■ **REQUIREMENT**
Give an exact transcription of every line, dropping the images.

•••

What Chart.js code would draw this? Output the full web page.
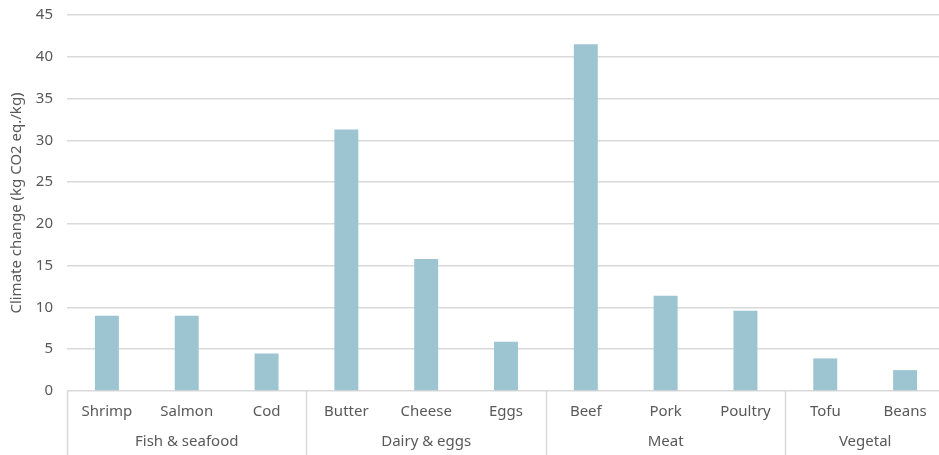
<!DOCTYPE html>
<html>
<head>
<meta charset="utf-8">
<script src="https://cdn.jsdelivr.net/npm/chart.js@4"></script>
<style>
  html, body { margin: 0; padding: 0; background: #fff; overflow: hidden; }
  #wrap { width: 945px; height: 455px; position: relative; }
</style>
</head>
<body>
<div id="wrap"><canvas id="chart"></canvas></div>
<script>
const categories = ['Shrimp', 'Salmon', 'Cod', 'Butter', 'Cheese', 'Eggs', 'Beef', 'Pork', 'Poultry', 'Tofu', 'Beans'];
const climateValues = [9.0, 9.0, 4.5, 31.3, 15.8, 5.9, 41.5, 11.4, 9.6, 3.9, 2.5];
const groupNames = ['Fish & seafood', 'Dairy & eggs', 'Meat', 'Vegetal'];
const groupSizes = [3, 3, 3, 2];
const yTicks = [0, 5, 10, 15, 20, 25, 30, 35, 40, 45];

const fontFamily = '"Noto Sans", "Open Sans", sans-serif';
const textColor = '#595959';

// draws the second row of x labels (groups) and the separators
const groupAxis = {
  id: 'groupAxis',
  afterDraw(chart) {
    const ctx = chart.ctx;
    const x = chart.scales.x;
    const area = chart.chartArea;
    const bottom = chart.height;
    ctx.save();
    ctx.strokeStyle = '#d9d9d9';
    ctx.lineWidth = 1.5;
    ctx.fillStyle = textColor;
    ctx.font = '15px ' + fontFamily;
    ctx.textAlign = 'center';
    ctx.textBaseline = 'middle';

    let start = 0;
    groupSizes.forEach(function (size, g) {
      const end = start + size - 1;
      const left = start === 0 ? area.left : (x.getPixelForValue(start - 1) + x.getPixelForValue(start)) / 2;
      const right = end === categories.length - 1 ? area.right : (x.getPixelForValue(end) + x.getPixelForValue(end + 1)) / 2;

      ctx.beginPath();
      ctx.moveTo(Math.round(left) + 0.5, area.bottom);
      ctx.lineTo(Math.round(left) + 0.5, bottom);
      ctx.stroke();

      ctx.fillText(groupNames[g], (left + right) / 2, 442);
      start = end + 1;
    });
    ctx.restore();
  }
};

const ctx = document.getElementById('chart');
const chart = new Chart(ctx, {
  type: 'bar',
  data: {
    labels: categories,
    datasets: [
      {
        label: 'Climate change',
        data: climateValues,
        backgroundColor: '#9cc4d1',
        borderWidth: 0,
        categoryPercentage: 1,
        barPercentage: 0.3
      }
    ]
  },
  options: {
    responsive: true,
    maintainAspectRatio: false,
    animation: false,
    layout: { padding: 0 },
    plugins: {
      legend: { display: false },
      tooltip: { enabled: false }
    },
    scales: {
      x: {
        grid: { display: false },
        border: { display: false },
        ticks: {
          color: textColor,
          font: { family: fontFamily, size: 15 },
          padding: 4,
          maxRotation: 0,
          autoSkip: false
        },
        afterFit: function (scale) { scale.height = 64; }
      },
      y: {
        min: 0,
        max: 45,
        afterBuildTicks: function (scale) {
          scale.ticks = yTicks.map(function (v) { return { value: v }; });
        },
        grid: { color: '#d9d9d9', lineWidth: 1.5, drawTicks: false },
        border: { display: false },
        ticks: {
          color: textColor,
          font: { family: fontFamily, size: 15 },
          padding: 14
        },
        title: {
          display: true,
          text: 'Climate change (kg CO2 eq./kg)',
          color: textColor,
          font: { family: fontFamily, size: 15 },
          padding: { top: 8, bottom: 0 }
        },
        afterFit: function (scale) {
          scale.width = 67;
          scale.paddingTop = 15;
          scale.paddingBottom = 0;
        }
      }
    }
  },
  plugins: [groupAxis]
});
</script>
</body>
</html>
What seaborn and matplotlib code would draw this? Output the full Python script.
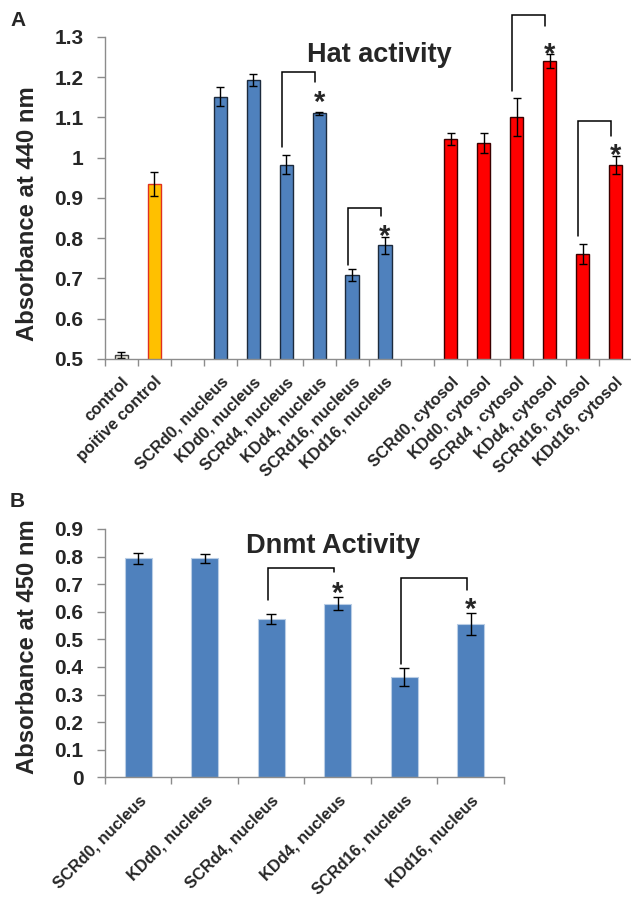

•••

■ **TASK ANSWER**
What Chart.js code would draw this? Output the full web page.
<!DOCTYPE html>
<html>
<head>
<meta charset="utf-8">
<script src="https://cdn.jsdelivr.net/npm/chart.js@4"></script>
<style>
  html, body { margin: 0; padding: 0; background: #fff; overflow: hidden; }
  #wrap { width: 945px; height: 455px; position: relative; }
</style>
</head>
<body>
<div id="wrap"><canvas id="chart"></canvas></div>
<script>
const categories = ['Shrimp', 'Salmon', 'Cod', 'Butter', 'Cheese', 'Eggs', 'Beef', 'Pork', 'Poultry', 'Tofu', 'Beans'];
const climateValues = [9.0, 9.0, 4.5, 31.3, 15.8, 5.9, 41.5, 11.4, 9.6, 3.9, 2.5];
const groupNames = ['Fish & seafood', 'Dairy & eggs', 'Meat', 'Vegetal'];
const groupSizes = [3, 3, 3, 2];
const yTicks = [0, 5, 10, 15, 20, 25, 30, 35, 40, 45];

const fontFamily = '"Noto Sans", "Open Sans", sans-serif';
const textColor = '#595959';

// draws the second row of x labels (groups) and the separators
const groupAxis = {
  id: 'groupAxis',
  afterDraw(chart) {
    const ctx = chart.ctx;
    const x = chart.scales.x;
    const area = chart.chartArea;
    const bottom = chart.height;
    ctx.save();
    ctx.strokeStyle = '#d9d9d9';
    ctx.lineWidth = 1.5;
    ctx.fillStyle = textColor;
    ctx.font = '15px ' + fontFamily;
    ctx.textAlign = 'center';
    ctx.textBaseline = 'middle';

    let start = 0;
    groupSizes.forEach(function (size, g) {
      const end = start + size - 1;
      const left = start === 0 ? area.left : (x.getPixelForValue(start - 1) + x.getPixelForValue(start)) / 2;
      const right = end === categories.length - 1 ? area.right : (x.getPixelForValue(end) + x.getPixelForValue(end + 1)) / 2;

      ctx.beginPath();
      ctx.moveTo(Math.round(left) + 0.5, area.bottom);
      ctx.lineTo(Math.round(left) + 0.5, bottom);
      ctx.stroke();

      ctx.fillText(groupNames[g], (left + right) / 2, 442);
      start = end + 1;
    });
    ctx.restore();
  }
};

const ctx = document.getElementById('chart');
const chart = new Chart(ctx, {
  type: 'bar',
  data: {
    labels: categories,
    datasets: [
      {
        label: 'Climate change',
        data: climateValues,
        backgroundColor: '#9cc4d1',
        borderWidth: 0,
        categoryPercentage: 1,
        barPercentage: 0.3
      }
    ]
  },
  options: {
    responsive: true,
    maintainAspectRatio: false,
    animation: false,
    layout: { padding: 0 },
    plugins: {
      legend: { display: false },
      tooltip: { enabled: false }
    },
    scales: {
      x: {
        grid: { display: false },
        border: { display: false },
        ticks: {
          color: textColor,
          font: { family: fontFamily, size: 15 },
          padding: 4,
          maxRotation: 0,
          autoSkip: false
        },
        afterFit: function (scale) { scale.height = 64; }
      },
      y: {
        min: 0,
        max: 45,
        afterBuildTicks: function (scale) {
          scale.ticks = yTicks.map(function (v) { return { value: v }; });
        },
        grid: { color: '#d9d9d9', lineWidth: 1.5, drawTicks: false },
        border: { display: false },
        ticks: {
          color: textColor,
          font: { family: fontFamily, size: 15 },
          padding: 14
        },
        title: {
          display: true,
          text: 'Climate change (kg CO2 eq./kg)',
          color: textColor,
          font: { family: fontFamily, size: 15 },
          padding: { top: 8, bottom: 0 }
        },
        afterFit: function (scale) {
          scale.width = 67;
          scale.paddingTop = 15;
          scale.paddingBottom = 0;
        }
      }
    }
  },
  plugins: [groupAxis]
});
</script>
</body>
</html>
What seaborn and matplotlib code would draw this? Output the full Python script.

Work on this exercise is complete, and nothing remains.